■ **Exercise aim**: Begin with the first line and repeat exactly through the line containing "const yTicks = [-20, -10, 0, 10, 20, 30, 40];"; leave every image out.

■ **Raw data**:
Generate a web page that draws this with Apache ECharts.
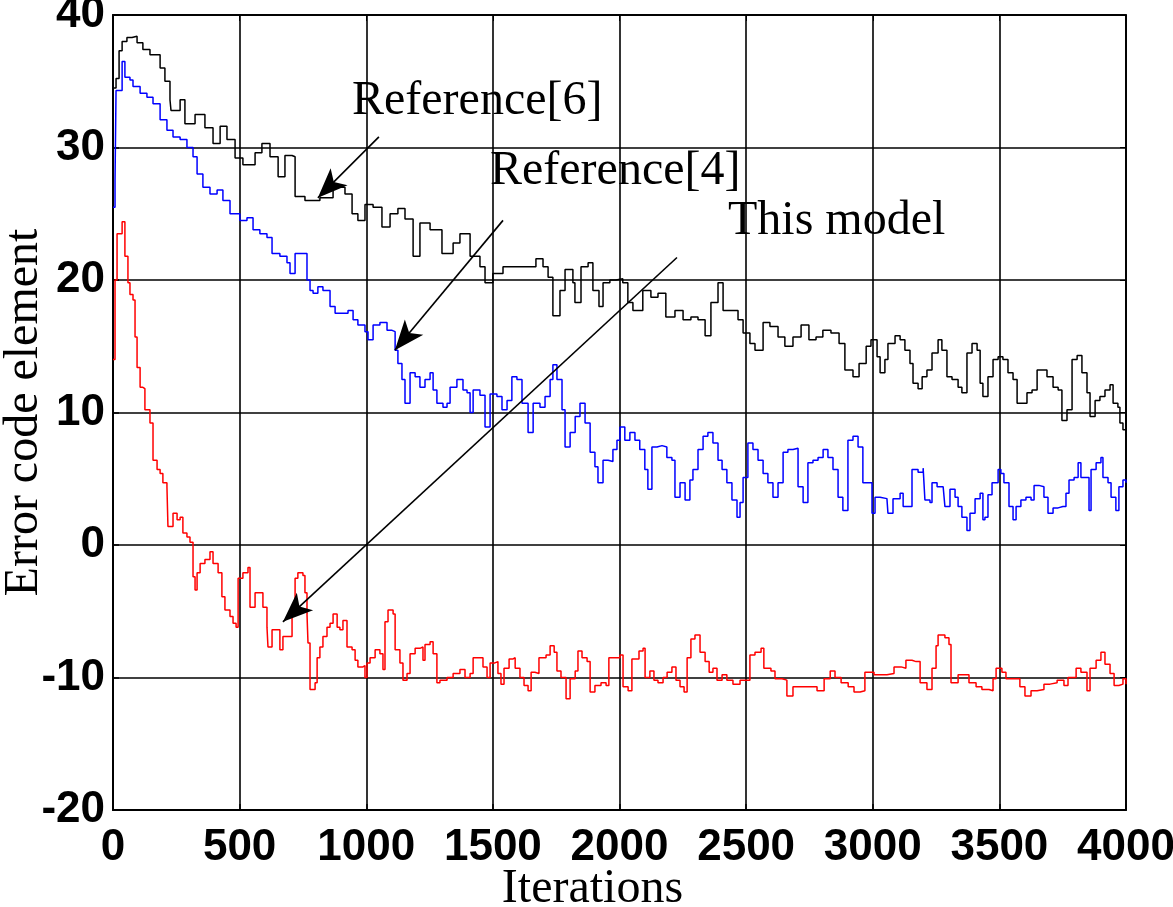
<!DOCTYPE html>
<html>
<head>
<meta charset="utf-8">
<script src="https://cdn.jsdelivr.net/npm/echarts@6/dist/echarts.min.js"></script>
<style>
html,body{margin:0;padding:0;background:#fff;}
#chart{width:1173px;height:907px;}
</style>
</head>
<body>
<div id="chart"></div>
<script>
// ---- Data ----
const xTicks = [0, 500, 1000, 1500, 2000, 2500, 3000, 3500, 4000];
const yTicks = [-20, -10, 0, 10, 20, 30, 40];

// Reference[6] (black)
const ref6X = [0,12,24,36,55,75,95,118,146,186,205,225,229,265,284,324,363,395,423,450,482,513,561,588,620,652,679,707,719,758,817,869,916,944,967,995,1027,1062,1094,1125,1153,1185,1212,1252,1299,1343,1370,1410,1449,1469,1500,1540,1618,1670,1698,1718,1737,1765,1785,1816,1824,1848,1876,1895,1919,1935,1962,1986,2013,2033,2053,2092,2124,2152,2183,2219,2251,2282,2310,2338,2361,2389,2409,2440,2468,2488,2515,2535,2567,2594,2626,2653,2685,2717,2748,2776,2803,2835,2867,2890,2922,2946,2974,2993,3017,3029,3048,3060,3088,3108,3127,3147,3159,3179,3195,3214,3234,3258,3273,3293,3313,3337,3352,3372,3392,3412,3424,3435,3455,3475,3495,3514,3534,3554,3570,3589,3609,3629,3649,3668,3688,3712,3732,3747,3767,3787,3807,3826,3846,3858,3878,3897,3917,3937,3949,3968,3976,3988,4000];
const ref6Y = [34.5,35.2,37.3,38.0,38.3,38.4,37.9,37.4,37.0,36.0,35.0,33.6,32.8,33.6,31.8,32.5,31.5,30.3,31.6,30.6,29.2,28.7,29.6,30.3,29.3,27.8,29.4,29.3,26.3,26.0,26.2,27.0,26.5,25.0,24.5,25.7,25.5,24.0,25.0,25.4,24.6,21.8,24.3,23.8,22.0,22.8,23.5,21.8,21.0,19.8,20.5,21.0,21.0,21.6,21.0,20.2,17.3,19.2,20.8,19.8,18.3,21.0,21.3,19.2,18.0,19.8,20.0,20.1,19.8,18.3,17.7,19.2,18.7,19.0,17.2,17.7,17.0,17.2,17.0,15.8,18.3,19.8,17.7,17.7,17.0,16.0,15.2,14.7,16.8,16.5,15.7,15.0,15.7,16.6,15.5,15.7,16.2,16.0,15.2,13.2,12.7,13.7,15.0,15.5,14.2,13.0,14.0,15.2,15.8,15.5,14.7,13.7,12.2,11.8,12.7,13.2,14.5,15.5,14.7,12.7,12.5,11.9,11.5,14.5,15.2,14.7,12.2,11.2,12.7,14.0,14.2,14.0,13.0,12.5,10.7,10.7,11.5,11.7,13.2,13.2,12.7,11.9,11.7,9.4,10.2,14.0,14.3,13.0,11.5,9.7,10.9,11.2,11.7,12.1,10.7,10.4,9.2,8.7,9.9];

// Reference[4] (blue)
const ref4X = [0,8,12,36,47,67,79,107,134,158,186,213,237,265,292,316,332,355,383,411,434,462,501,529,553,580,608,628,659,687,699,719,750,766,778,790,809,829,857,877,904,928,948,967,995,1007,1027,1054,1082,1102,1114,1125,1141,1153,1173,1193,1212,1232,1252,1264,1279,1303,1319,1331,1358,1382,1398,1410,1422,1449,1469,1489,1516,1536,1556,1575,1595,1615,1639,1659,1686,1706,1726,1737,1753,1773,1785,1805,1825,1844,1864,1884,1903,1915,1935,1955,1974,1990,2002,2021,2041,2061,2080,2100,2112,2128,2148,2168,2187,2207,2219,2239,2259,2278,2290,2310,2330,2349,2369,2389,2405,2424,2444,2464,2476,2488,2507,2527,2547,2567,2586,2606,2626,2646,2665,2685,2705,2725,2744,2764,2784,2804,2823,2843,2863,2882,2902,2922,2942,2950,2961,2977,2997,3009,3029,3056,3060,3080,3108,3120,3147,3155,3179,3199,3206,3226,3234,3254,3278,3285,3305,3325,3337,3352,3372,3384,3404,3424,3435,3443,3455,3471,3495,3506,3518,3538,3554,3566,3585,3605,3625,3637,3656,3676,3692,3712,3732,3751,3763,3775,3795,3811,3822,3842,3854,3862,3882,3901,3909,3929,3941,3960,3972,3988,4000];
const ref4Y = [25.5,27.5,34.3,36.5,35.3,35.1,34.6,34.1,33.8,33.3,32.1,31.3,30.8,30.6,30.0,29.3,28.0,27.0,26.5,26.8,26.0,25.0,24.5,24.7,23.8,23.5,23.2,22.0,21.8,21.3,20.5,22.0,22.0,20.0,19.2,19.0,19.5,19.2,18.0,17.5,17.5,17.7,17.0,16.6,16.1,15.5,16.6,16.8,16.2,16.1,14.7,13.7,12.5,10.7,13.0,12.7,11.9,12.5,13.0,11.7,10.7,10.4,10.7,11.9,12.5,11.7,11.5,10.0,11.7,11.3,8.9,11.4,11.2,10.2,10.9,12.7,12.5,10.7,8.5,10.7,10.4,11.2,12.5,13.6,12.5,10.2,7.4,8.5,9.7,10.7,9.2,7.0,5.9,4.7,6.4,6.3,7.2,7.9,8.9,7.9,8.5,7.9,7.2,5.7,4.2,7.4,7.5,7.4,6.6,6.4,3.6,4.7,3.4,4.9,5.7,7.2,8.2,8.5,7.7,6.4,5.7,4.7,3.4,2.1,3.2,5.1,7.7,7.2,6.4,5.4,4.7,3.6,4.7,7.0,7.2,7.3,4.4,3.2,6.2,6.4,6.6,7.2,6.6,5.7,3.6,2.6,7.9,8.2,7.4,7.4,4.7,4.7,2.4,3.6,3.5,3.5,2.4,3.5,3.9,2.9,2.9,5.7,5.5,5.8,3.4,3.2,4.7,4.4,4.5,2.9,4.2,3.6,2.9,2.1,1.1,2.4,3.5,3.9,1.9,2.1,3.8,4.7,5.7,5.4,4.7,2.9,1.9,2.9,3.4,3.6,3.4,4.5,4.4,3.6,2.4,2.8,2.9,2.9,3.9,4.9,5.1,6.2,5.1,5.1,2.6,5.7,6.2,6.6,5.1,4.7,3.6,2.6,4.4,4.9,4.7];

// This model (red)
const modelX = [0,8,16,36,47,59,67,79,87,95,107,118,126,146,158,174,186,197,213,217,237,253,265,276,292,304,316,324,332,344,363,383,395,415,430,442,462,474,486,494,513,533,541,561,573,592,608,612,628,648,659,671,687,707,719,730,750,758,766,770,778,798,806,817,829,845,857,869,885,896,908,924,944,956,967,987,995,1003,1015,1035,1054,1066,1074,1086,1106,1114,1133,1145,1161,1173,1193,1212,1224,1232,1252,1264,1279,1291,1319,1343,1370,1390,1410,1422,1449,1461,1477,1489,1508,1520,1532,1544,1564,1580,1588,1607,1623,1639,1651,1666,1682,1710,1726,1742,1753,1769,1789,1805,1825,1836,1852,1872,1884,1903,1927,1947,1958,1978,2002,2014,2034,2049,2077,2093,2101,2120,2136,2152,2172,2188,2207,2223,2239,2255,2267,2282,2298,2310,2318,2338,2354,2369,2385,2405,2424,2448,2476,2492,2515,2535,2559,2570,2598,2614,2642,2661,2685,2720,2752,2780,2808,2832,2851,2875,2903,2926,2950,2969,2989,3005,3033,3056,3084,3112,3131,3155,3171,3187,3214,3234,3250,3258,3285,3301,3309,3337,3364,3380,3408,3431,3459,3475,3487,3510,3526,3554,3581,3601,3625,3649,3676,3700,3728,3755,3771,3803,3822,3846,3858,3882,3901,3917,3937,3953,3972,3988,4000];
const modelY = [14.0,20.0,23.5,24.4,21.8,19.8,18.9,18.5,15.7,13.4,11.9,11.8,10.2,9.2,6.4,5.7,5.4,4.7,4.4,1.4,2.4,1.9,2.1,0.9,0.6,0.2,-2.4,-3.4,-2.1,-1.4,-1.1,-0.5,-1.4,-2.1,-3.9,-4.9,-5.4,-5.9,-6.2,-2.5,-2.1,-1.7,-4.7,-3.6,-3.6,-4.7,-6.2,-7.7,-6.4,-6.4,-7.9,-6.9,-6.9,-5.2,-2.5,-2.1,-2.3,-3.6,-5.2,-7.4,-10.9,-10.4,-8.5,-7.7,-6.9,-6.2,-5.9,-5.2,-6.2,-6.4,-5.7,-7.7,-7.9,-8.7,-9.2,-9.1,-10.0,-8.9,-8.5,-7.9,-8.2,-9.4,-5.8,-4.9,-5.2,-7.9,-8.9,-10.2,-9.7,-8.2,-7.8,-7.7,-8.7,-7.5,-7.3,-8.2,-10.4,-10.2,-10.0,-9.7,-9.4,-10.0,-9.7,-8.5,-8.5,-9.2,-10.0,-8.9,-8.8,-9.7,-10.5,-9.3,-8.6,-8.5,-9.3,-10.0,-10.6,-11.0,-9.6,-9.7,-8.5,-8.3,-7.6,-8.1,-9.5,-10.0,-11.6,-10.1,-9.5,-8.0,-8.5,-8.8,-11.1,-10.6,-10.4,-10.6,-8.5,-8.5,-8.3,-10.7,-11.0,-8.6,-8.0,-7.8,-10.0,-9.5,-10.2,-10.4,-10.0,-9.6,-9.2,-10.2,-10.7,-11.1,-8.5,-7.1,-6.8,-6.8,-8.1,-8.8,-9.6,-9.3,-10.2,-9.8,-10.2,-10.5,-10.2,-10.2,-8.3,-8.1,-7.8,-9.3,-9.5,-10.1,-10.2,-11.4,-10.7,-10.7,-10.7,-11.0,-10.1,-9.5,-10.0,-10.4,-10.7,-11.1,-11.0,-9.6,-9.6,-9.8,-9.8,-9.7,-9.2,-9.3,-8.7,-8.8,-8.8,-10.4,-10.9,-9.3,-7.6,-6.8,-7.0,-7.5,-10.4,-9.8,-9.8,-10.4,-10.7,-10.9,-11.0,-10.1,-9.3,-9.6,-10.1,-10.1,-10.7,-11.4,-11.0,-10.9,-10.5,-10.4,-10.2,-10.6,-10.0,-9.3,-9.6,-11.0,-9.3,-8.7,-8.1,-9.0,-9.7,-10.6,-10.5,-10.1,-10.5];

// Annotation arrows: [tail, head] in data coordinates
const arrowRef6 = [[1050, 30.8], [809, 26.2]];
const arrowRef4 = [[1540, 24.5], [1113, 14.7]];
const arrowModel = [[2227, 21.7], [671, -5.8]];
const annotationTexts = ['Reference[6]', 'Reference[4]', 'This model'];

// ---- Chart ----
const zip = (xs, ys) => xs.map((x, i) => [x, ys[i]]);
const chart = echarts.init(document.getElementById('chart'), null, {renderer: 'canvas'});
const tickFont = {fontFamily: '"Liberation Sans", Arial, sans-serif', fontWeight: 'bold', fontSize: 44, color: '#000'};
const serif = '"Liberation Serif", "Times New Roman", serif';

const gridLine = {show: true, lineStyle: {color: '#000', width: 1.6}};
const option = {
  animation: false,
  backgroundColor: '#fff',
  grid: {left: 113, right: 47, top: 15, bottom: 97, show: true, borderColor: '#000', borderWidth: 1.5,
         backgroundColor: 'transparent', containLabel: false, outerBoundsMode: 'none'},
  xAxis: [{
    type: 'value', min: 0, max: 4000, interval: 500,
    axisLine: {show: true, onZero: false, lineStyle: {color: '#000', width: 2}},
    axisTick: {show: true, inside: true, length: 6, lineStyle: {color: '#000', width: 1.5}},
    axisLabel: Object.assign({margin: 16, formatter: v => xTicks.includes(v) ? String(v) : ''}, tickFont),
    splitLine: gridLine,
    name: 'Iterations', nameLocation: 'middle', nameGap: 55, nameMoveOverlap: false,
    nameTextStyle: {fontFamily: serif, fontSize: 48, color: '#000', padding: [0, 54, 0, 0]}
  }, {
    type: 'value', position: 'top', min: 0, max: 4000, interval: 500,
    axisLine: {show: true, onZero: false, lineStyle: {color: '#000', width: 1.5}},
    axisTick: {show: true, inside: true, length: 6, lineStyle: {color: '#000'}},
    axisLabel: {show: false}, splitLine: {show: false}
  }],
  yAxis: [{
    type: 'value', min: -20, max: 40, interval: 10,
    axisLine: {show: true, onZero: false, lineStyle: {color: '#000', width: 2}},
    axisTick: {show: true, inside: true, length: 6, lineStyle: {color: '#000', width: 1.5}},
    axisLabel: Object.assign({margin: 8, formatter: v => yTicks.includes(v) ? String(v) : ''}, tickFont),
    splitLine: gridLine,
    name: 'Error code element', nameLocation: 'middle', nameGap: 65, nameRotate: 90, nameMoveOverlap: false,
    nameTextStyle: {fontFamily: serif, fontSize: 48, color: '#000'}
  }, {
    type: 'value', position: 'right', min: -20, max: 40, interval: 10,
    axisLine: {show: true, onZero: false, lineStyle: {color: '#000', width: 1.5}},
    axisTick: {show: true, inside: true, length: 6, lineStyle: {color: '#000'}},
    axisLabel: {show: false}, splitLine: {show: false}
  }],
  series: [
    {
      name: 'Reference[6]', type: 'line', step: 'end', showSymbol: false, symbol: 'none',
      data: zip(ref6X, ref6Y), lineStyle: {color: '#000', width: 1.5}, itemStyle: {color: '#000'}, z: 3
    },
    {
      name: 'Reference[4]', type: 'line', step: 'end', showSymbol: false, symbol: 'none',
      data: zip(ref4X, ref4Y), lineStyle: {color: '#0000ff', width: 1.5}, itemStyle: {color: '#0000ff'}, z: 3
    },
    {
      name: 'This model', type: 'line', step: 'end', showSymbol: false, symbol: 'none',
      data: zip(modelX, modelY), lineStyle: {color: '#ff0000', width: 1.5}, itemStyle: {color: '#ff0000'}, z: 3,
      markLine: {
        silent: true, animation: false,
        symbol: ['none', 'arrow'], symbolSize: [18, 30],
        label: {show: false},
        lineStyle: {color: '#000', width: 1.6, type: 'solid'},
        itemStyle: {color: '#000'},
        data: [arrowRef6, arrowRef4, arrowModel].map(a => [{coord: a[0]}, {coord: a[1]}])
      }
    }
  ],
  graphic: [
    {type: 'text', left: 352, top: 77, z: 10, style: {text: annotationTexts[0], font: '48px ' + serif, fill: '#000'}},
    {type: 'text', left: 490, top: 147, z: 10, style: {text: annotationTexts[1], font: '48px ' + serif, fill: '#000'}},
    {type: 'text', left: 728, top: 197, z: 10, style: {text: annotationTexts[2], font: '48px ' + serif, fill: '#000'}}
  ]
};
chart.setOption(option);
</script>
</body>
</html>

■ **Answer for this exercise**:
Generate a web page that draws this with Apache ECharts.
<!DOCTYPE html>
<html>
<head>
<meta charset="utf-8">
<script src="https://cdn.jsdelivr.net/npm/echarts@6/dist/echarts.min.js"></script>
<style>
html,body{margin:0;padding:0;background:#fff;}
#chart{width:1173px;height:907px;}
</style>
</head>
<body>
<div id="chart"></div>
<script>
// ---- Data ----
const xTicks = [0, 500, 1000, 1500, 2000, 2500, 3000, 3500, 4000];
const yTicks = [-20, -10, 0, 10, 20, 30, 40];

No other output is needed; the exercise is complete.